Negative Sampling in hetero-RGCN for Link Prediction

Hi, very helpful library!

I’m a newbie, and trying to use hetero-RGCN (implemented by dgl.nn.pytorch.conv.RelGraphConv) to do the link prediction task.

I load my custom data into DGLHeteroGraph with several node types and edge types, and would like to predict the probability of existence of certain one edge types. To train the model, I need edge sampler. Is there a negative sampler API that can manipulate DGLHeteroGraph directly? Would you mind giving an example?

I noticed dgl.data.LinkPredDataLoader from link seems solves the problem. Is that a part of features in DGL v0.5?

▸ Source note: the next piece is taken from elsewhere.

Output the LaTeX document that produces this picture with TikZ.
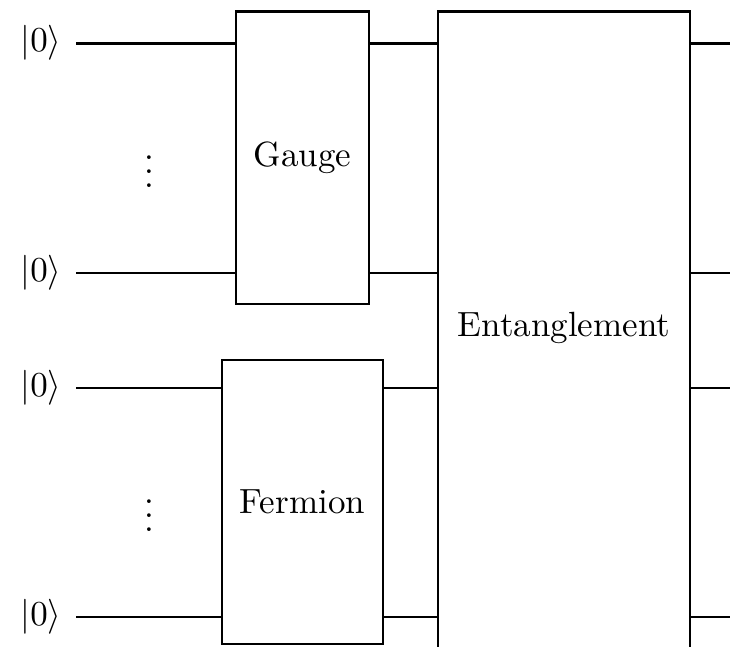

Thank you very much! :grinning:

You can look at code here:

As you are only doing neg sampling of only one edge type. You can simply the code a lot.

Hi, I am using your code to do hetero graph link prediction in mini-batch mode.

I have some question on your negative sampling implementation. It seems that all negative heads and tails are picked randomly from all nodes in heterograph regardless of the src type and dst type of the edge. Since the distribution of the node type is extremely imbalanced, such negative sampling strategy may sample out many easy samples which cannot learn a better representation of the relation.

I have also noticed that there is a chunk size hyper param for sharing negative edges in positive pairs when calculating neg score which is designed for speeding up the training / validation process and indirectly increase the negative sample size I guess.

Any suggestion or example code on how to sample high quality negative samples with type constraints without slowing down the training time? @classicsong

That sampler is mainly designed for konwledge graphs (only one node type).
If you care more about the model performance, I suggest you to use the dgl.dataloading.EdgeDataLoader

And there are some examples there.

As this is using outdated code I’m closing this thread. Please make a new topic if you have further questions. Thanks!